Auch in den Jahren nach der Psychiatriereform setzte sich diese Tendenz fort. Der
Boom der universitären biologisch-psychiatrischen Grundlagenforschung mit ihrer Verheißung
neuartiger Behandlungsformen hat ebenfalls die Brisanz des Kriteriums der Versorgungseffektivität
unterschätzt. So widmeten z. B. die psychiatrischen Kompetenznetze der Frage der Kostenwirksamkeit
etablierter oder neuer Versorgungsansätze nur sehr geringe Aufmerksamkeit.
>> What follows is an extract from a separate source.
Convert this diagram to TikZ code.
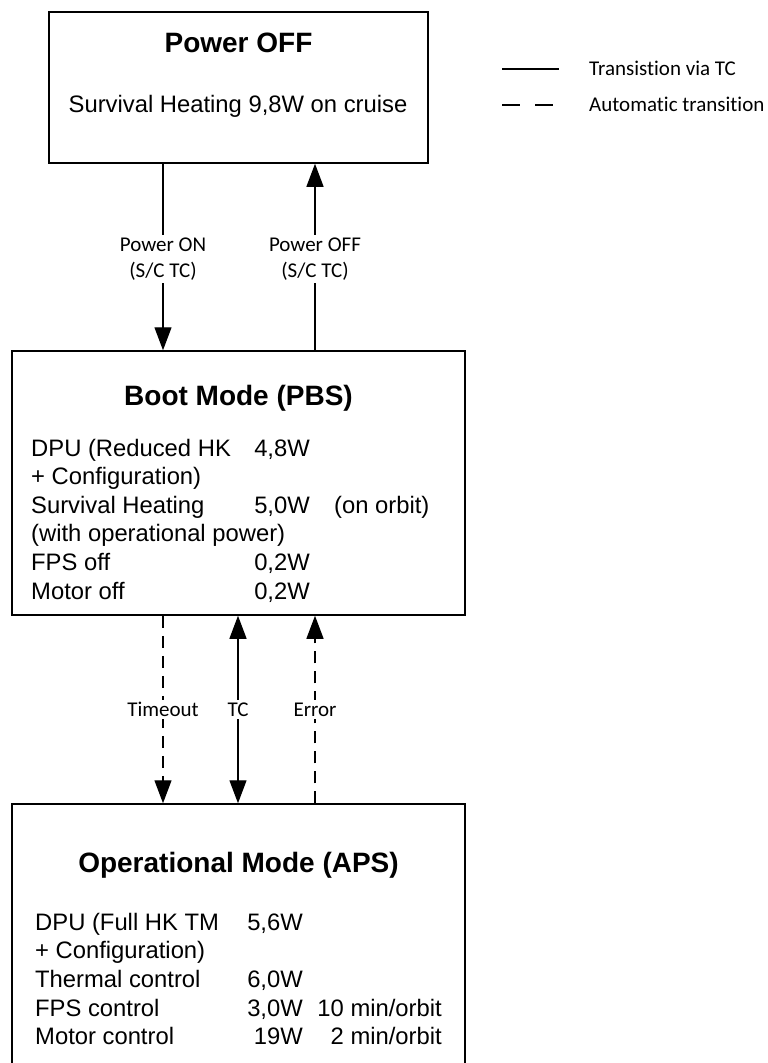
\documentclass[tikz,border=0pt]{standalone}
\usepackage{fontspec}
\setmainfont{Liberation Sans}
\newfontfamily\lblfont[Ligatures=NoCommon]{Carlito}
\usetikzlibrary{arrows.meta}
\tikzset{
  box/.style={draw, line width=1.5pt, rectangle, inner sep=0pt},
  ttl/.style={font=\bfseries\fontsize{28}{34}\selectfont, inner sep=0pt},
  body/.style={font=\fontsize{23.8}{28.6}\selectfont, inner sep=0pt},
  lbl/.style={font=\lblfont\fontsize{21}{25.5}\selectfont, fill=white, inner sep=2.5pt, align=center},
  legtxt/.style={font=\lblfont\fontsize{21}{25.5}\selectfont, inner sep=0pt},
  tip/.tip={Triangle[length=23pt,width=17pt]},
  arr/.style={line width=1.3pt, -tip},
  dsh/.style={dash pattern=on 12pt off 8pt},
  legline/.style={line width=1.3pt}
}
\begin{document}
\begin{tikzpicture}[x=1pt,y=-1pt]
\useasboundingbox (0,0) rectangle (768,1063);
\clip (0,0) rectangle (768,1063);
% boxes
\node[box, minimum width=379pt, minimum height=151pt] (off) at (238.5,87.5) {};
\node[box, minimum width=453pt, minimum height=264pt] (boot) at (238.5,483) {};
\node[box, minimum width=453pt, minimum height=300pt] (op) at (238.5,954) {};
% Power OFF box
\node[ttl, anchor=base] (offT) at (238.5,52) {Power OFF};
\node[body, anchor=base] (offB) at (238,112) {Survival Heating 9,8W on cruise};
% Boot box
\node[ttl, anchor=base] (bootT) at (238.5,405.5) {Boot Mode (PBS)};
\node[body, anchor=base west] (b1) at (31,456) {DPU (Reduced HK};
\node[body, anchor=base east] (b1v) at (310,456) {4,8W};
\node[body, anchor=base west] (b2) at (31,484.6) {+ Configuration)};
\node[body, anchor=base west] (b3) at (31,513.2) {Survival Heating};
\node[body, anchor=base east] (b3v) at (310,513.2) {5,0W};
\node[body, anchor=base west] (b3o) at (334,513.2) {(on orbit)};
\node[body, anchor=base west] (b4) at (31,541.8) {(with operational power)};
\node[body, anchor=base west] (b5) at (31,570.4) {FPS off};
\node[body, anchor=base east] (b5v) at (310,570.4) {0,2W};
\node[body, anchor=base west] (b6) at (31,599) {Motor off};
\node[body, anchor=base east] (b6v) at (310,599) {0,2W};
% Operational box
\node[ttl, anchor=base] (opT) at (238.5,872.5) {Operational Mode (APS)};
\node[body, anchor=base west] (o1) at (35,930) {DPU (Full HK TM};
\node[body, anchor=base east] (o1v) at (303,930) {5,6W};
\node[body, anchor=base west] (o2) at (35,958.7) {+ Configuration)};
\node[body, anchor=base west] (o3) at (35,987.3) {Thermal control};
\node[body, anchor=base east] (o3v) at (303,987.3) {6,0W};
\node[body, anchor=base west] (o4) at (35,1016) {FPS control};
\node[body, anchor=base east] (o4v) at (303,1016) {3,0W};
\node[body, anchor=base east] (o4t) at (442,1016) {10 min/orbit};
\node[body, anchor=base west] (o5) at (35,1044.7) {Motor control};
\node[body, anchor=base east] (o5v) at (303,1044.7) {19W};
\node[body, anchor=base east] (o5t) at (442,1044.7) {2 min/orbit};
% connector columns
\coordinate (xa) at (163,0);
\coordinate (xb) at (315,0);
\coordinate (xc) at (238,0);
\draw[arr] (off.south -| xa) -- node[lbl, yshift=-2pt] (lon) {Power ON\\(S/C TC)} (boot.north -| xa);
\draw[arr] (boot.north -| xb) -- node[lbl, yshift=-2pt] (loff) {Power OFF\\(S/C TC)} (off.south -| xb);
\draw[arr, dsh] (boot.south -| xa) -- node[lbl] (lto) {Timeout} (op.north -| xa);
\draw[line width=1.3pt, tip-tip] (boot.south -| xc) -- node[lbl] (ltc) {TC} (op.north -| xc);
\draw[arr, dsh] (op.north -| xb) -- node[lbl] (ler) {Error} (boot.south -| xb);
% legend
\coordinate (l1a) at (502,69);
\coordinate (l1b) at (559,69);
\coordinate (l2a) at (502,105);
\coordinate (l2b) at (553,105);
\draw[legline] (l1a) -- (l1b);
\draw[legline, dash pattern=on 18pt off 15pt] (l2a) -- (l2b);
\node[legtxt, anchor=base west] (lt1) at (589,75) {Transistion via TC};
\node[legtxt, anchor=base west] (lt2) at (589,111) {Automatic transition};
\end{tikzpicture}
\end{document}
Sicherlich ist die Effektivität von Maßnahmen, die auf komplexe Lebenszusammenhänge
wie Wohnen, Arbeit und Sozialbeziehungen zielen – den Zielfeldern der psychiatrischen
Rehabilitation – methodisch nicht gerade einfach nachzuweisen. Dies ist jedoch kein
Grund dafür, die Bemühungen nach Evidenz weiter so gering zu halten, wie es in den
vergangenen Jahren war und damit das Risiko der Marginalisierung bestehender rehabilitativer
Ansätze weiter in Kauf zu nehmen.
Noch ein weiterer Aspekt der eingangs angesprochenen Zyklizität der psychiatrischen
Diskussionsthemen könnte die psychiatrische Rehabilitation als Zukunftsthema an den
Rand drängen. Dies wäre dann der Fall, wenn die Gesundheitspolitik plötzlich – nachdem
sie jahrzehntelang die Grundlagenforschung präferiert und gefördert hat – paradigmatisch
die psychiatrische Prävention auf die Tagesordnung setzen würde. Dass dies aus heiterem
Himmel geschieht, ist zwar unwahrscheinlich, aber die Umsetzung präventiv ausgerichteter
Ansätze in die psychiatrische Versorgungsrealität ist lange überfällig. Und es erscheint
zumindest nicht abwegig, dass angesichts des Kostendrucks ein Entscheidungsträger
die simple Rechnung aufmacht, dass es doch kostengünstiger sein könnte, auf die Verhinderung
von Chronifizierung zu setzen, anstatt chronifizierte Fälle langwierig und mühsam
zu rehabilitieren.
Auch diese mögliche Entwicklung wäre von fachpsychiatrischer Seite aus zu antizipieren,
indem nicht nur praktiziert, sondern auch nachgewiesen wird, dass Prävention, Therapie
und Rehabilitation bei psychischen Störungen Hand in Hand gehen müssen.